Chief Judge Fuld and Judges Burke, Jasen, Gabrielli, Jones and "Wachtler concur.

*567Order modified in accordance with the opinion herein and, as so modified, affirmed, with costs to plaintiff-respondent-appellant and to defendants-appellants payable by defendant-respondent Otis Elevator.

. Prosser, Law of Torts [4th. ed.], pp. 213-214.

. The entire section by Prosser is worth reading, but the following paragraphs especially deserve repeating here:

“There is an important distinction between contribution, which distributes the loss among the tortfeasors by requiring each to pay his proportionate share, and indemnity, which shifts the entire loss from one tortfeasor who has been compelled to pay it to the shoulders of another who should bear it instead. The two are often confused, and there are many decisions in which indemnity has been allowed under the name of contribution.’ One of the common, and simple, bases for indemnity is a contract which provides for it. The right to indemnity may, however, arise without agreement, and by operation of law to prevent a result which is regarded as unjust or unsatisfactory. Although the ancient specious argument that the courts will not aid one tortfeasor against another because no one should be permitted to found a cause of action on his own wrong, would appear to apply quite as fully to indemnity as to contribution, the courts have been much more disposed to reject it where indemnity is involved.

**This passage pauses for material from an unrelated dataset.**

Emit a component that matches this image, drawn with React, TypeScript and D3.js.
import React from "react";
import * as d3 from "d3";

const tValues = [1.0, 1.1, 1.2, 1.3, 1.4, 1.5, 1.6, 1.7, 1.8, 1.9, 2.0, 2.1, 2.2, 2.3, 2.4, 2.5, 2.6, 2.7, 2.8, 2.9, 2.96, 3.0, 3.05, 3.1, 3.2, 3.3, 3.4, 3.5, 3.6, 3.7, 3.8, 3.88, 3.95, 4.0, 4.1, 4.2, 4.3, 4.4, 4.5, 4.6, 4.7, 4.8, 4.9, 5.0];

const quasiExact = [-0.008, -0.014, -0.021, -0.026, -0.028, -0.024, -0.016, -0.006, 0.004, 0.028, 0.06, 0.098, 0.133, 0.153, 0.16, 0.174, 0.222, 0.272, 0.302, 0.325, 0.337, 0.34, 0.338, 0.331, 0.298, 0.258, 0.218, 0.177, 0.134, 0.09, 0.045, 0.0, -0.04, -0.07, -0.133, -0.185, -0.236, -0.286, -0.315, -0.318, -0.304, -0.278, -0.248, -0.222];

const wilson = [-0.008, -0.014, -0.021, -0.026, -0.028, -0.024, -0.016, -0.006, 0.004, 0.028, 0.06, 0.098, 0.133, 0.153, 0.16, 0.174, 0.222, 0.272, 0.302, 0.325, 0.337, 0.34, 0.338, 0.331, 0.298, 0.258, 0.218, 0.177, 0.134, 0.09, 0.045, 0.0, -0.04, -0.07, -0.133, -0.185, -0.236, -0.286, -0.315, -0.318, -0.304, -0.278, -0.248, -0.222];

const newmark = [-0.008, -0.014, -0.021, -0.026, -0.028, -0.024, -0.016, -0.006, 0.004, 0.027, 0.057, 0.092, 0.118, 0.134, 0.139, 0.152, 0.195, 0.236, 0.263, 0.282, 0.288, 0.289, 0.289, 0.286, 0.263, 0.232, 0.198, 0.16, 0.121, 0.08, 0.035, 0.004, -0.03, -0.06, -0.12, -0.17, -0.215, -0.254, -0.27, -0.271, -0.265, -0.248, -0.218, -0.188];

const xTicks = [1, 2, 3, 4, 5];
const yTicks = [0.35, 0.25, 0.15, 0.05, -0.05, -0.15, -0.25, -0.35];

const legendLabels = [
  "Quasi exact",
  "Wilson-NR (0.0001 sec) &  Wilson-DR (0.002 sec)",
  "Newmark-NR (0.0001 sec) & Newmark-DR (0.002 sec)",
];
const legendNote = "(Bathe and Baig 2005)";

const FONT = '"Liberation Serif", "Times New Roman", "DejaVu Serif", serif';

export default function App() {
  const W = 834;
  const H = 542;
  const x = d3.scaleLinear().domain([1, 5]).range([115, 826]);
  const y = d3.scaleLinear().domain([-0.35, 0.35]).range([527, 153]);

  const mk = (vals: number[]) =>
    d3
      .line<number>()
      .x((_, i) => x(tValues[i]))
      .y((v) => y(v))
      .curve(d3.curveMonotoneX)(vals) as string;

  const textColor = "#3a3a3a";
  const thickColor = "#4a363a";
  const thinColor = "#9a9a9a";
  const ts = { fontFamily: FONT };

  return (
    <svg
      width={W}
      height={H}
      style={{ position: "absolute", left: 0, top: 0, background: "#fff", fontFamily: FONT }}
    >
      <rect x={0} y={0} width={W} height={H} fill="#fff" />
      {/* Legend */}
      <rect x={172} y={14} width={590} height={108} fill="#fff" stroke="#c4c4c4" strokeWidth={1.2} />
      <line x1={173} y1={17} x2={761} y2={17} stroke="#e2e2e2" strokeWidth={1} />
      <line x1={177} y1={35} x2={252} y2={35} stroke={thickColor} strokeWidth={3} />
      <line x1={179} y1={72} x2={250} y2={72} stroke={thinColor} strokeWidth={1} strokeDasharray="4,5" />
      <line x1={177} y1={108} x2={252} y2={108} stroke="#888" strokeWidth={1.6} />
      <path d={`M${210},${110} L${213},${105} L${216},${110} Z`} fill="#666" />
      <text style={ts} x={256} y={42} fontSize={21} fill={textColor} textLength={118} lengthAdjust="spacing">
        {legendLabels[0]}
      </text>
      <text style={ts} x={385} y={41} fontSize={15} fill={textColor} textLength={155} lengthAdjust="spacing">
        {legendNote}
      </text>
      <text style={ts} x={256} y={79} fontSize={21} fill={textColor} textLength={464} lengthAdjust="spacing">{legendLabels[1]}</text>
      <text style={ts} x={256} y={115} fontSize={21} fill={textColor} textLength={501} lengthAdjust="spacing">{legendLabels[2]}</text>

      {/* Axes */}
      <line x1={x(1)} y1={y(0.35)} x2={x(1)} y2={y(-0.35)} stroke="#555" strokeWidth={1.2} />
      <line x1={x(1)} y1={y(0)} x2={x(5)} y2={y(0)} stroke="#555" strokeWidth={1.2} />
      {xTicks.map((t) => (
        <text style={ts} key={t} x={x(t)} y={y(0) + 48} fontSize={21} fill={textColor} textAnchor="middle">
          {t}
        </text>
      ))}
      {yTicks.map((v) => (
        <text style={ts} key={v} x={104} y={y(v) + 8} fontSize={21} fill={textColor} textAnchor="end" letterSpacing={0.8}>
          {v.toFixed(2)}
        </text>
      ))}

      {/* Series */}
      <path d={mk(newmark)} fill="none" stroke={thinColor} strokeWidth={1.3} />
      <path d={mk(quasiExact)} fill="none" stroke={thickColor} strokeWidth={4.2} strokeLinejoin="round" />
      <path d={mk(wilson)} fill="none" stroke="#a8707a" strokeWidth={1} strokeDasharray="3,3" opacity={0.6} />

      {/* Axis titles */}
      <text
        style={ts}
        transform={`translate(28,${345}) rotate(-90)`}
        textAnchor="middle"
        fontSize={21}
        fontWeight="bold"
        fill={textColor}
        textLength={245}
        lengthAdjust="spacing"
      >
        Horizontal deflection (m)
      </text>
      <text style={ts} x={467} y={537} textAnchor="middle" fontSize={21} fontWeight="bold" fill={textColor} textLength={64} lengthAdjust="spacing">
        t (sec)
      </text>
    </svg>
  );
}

“ Thus it is generally agreed that there may be indemnity in favor of one who is held responsible solely by imputation of law because of his relation to the actual wrongdoer, as where an employer is vicariously liable for the tort of a servant or an independent contractor; or an innocent partner or carrier is held liable for the acts of another, or the owner óf an automobile for the conduct of the driver. Likewise where one is directed or employed by another to do an act not manifestly wrong, or is induced to act by the misrepresentations of the other, he is uniformly entitled to indemnity when a third party recovers against him.

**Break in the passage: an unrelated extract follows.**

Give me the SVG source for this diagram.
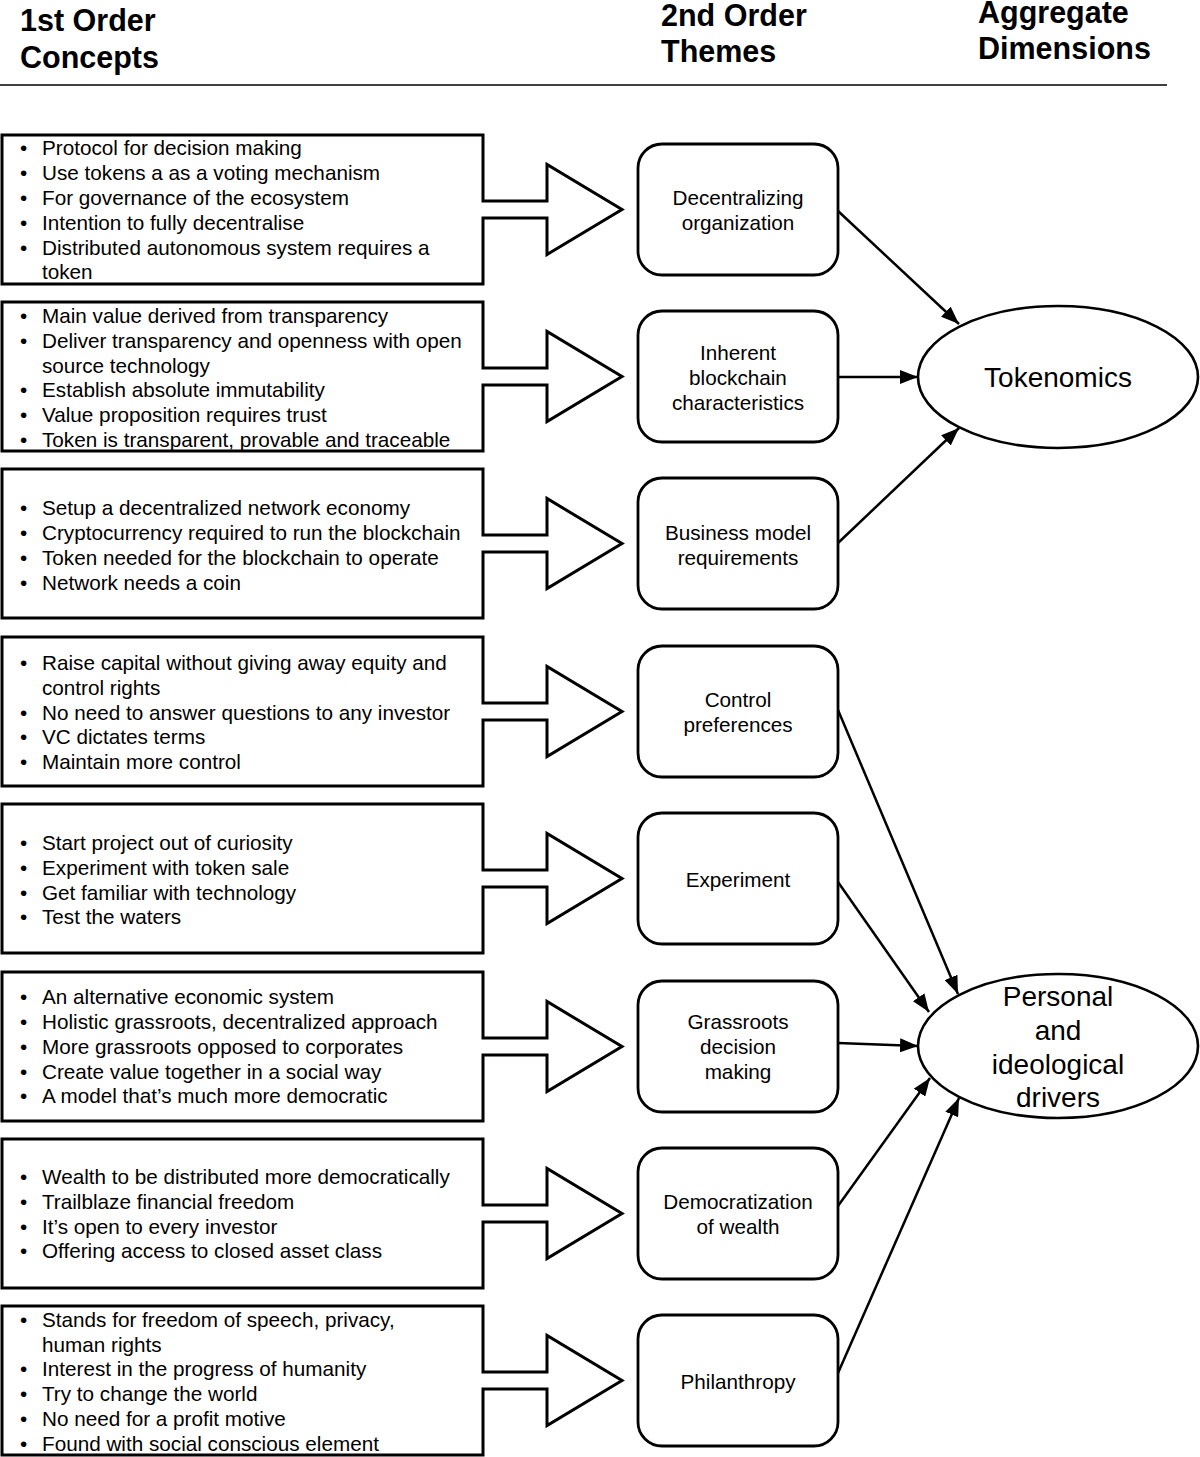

“ The principle is not, however, limited to those who are personally free from fault. A similar rule has been applied to indemnity against a supplier of goods when-a retailer or user of the goods incurs liability by reason of negligent reliance upon his proper care. The same is true where the owner of a building negligently relies upon a contractor who makes improvements or repairs.” (pp. 310-312).

. See, to the same effect, Margolin v. New Tork Life Ins. Co., 32 N Y 2d 149, 153, n. 1.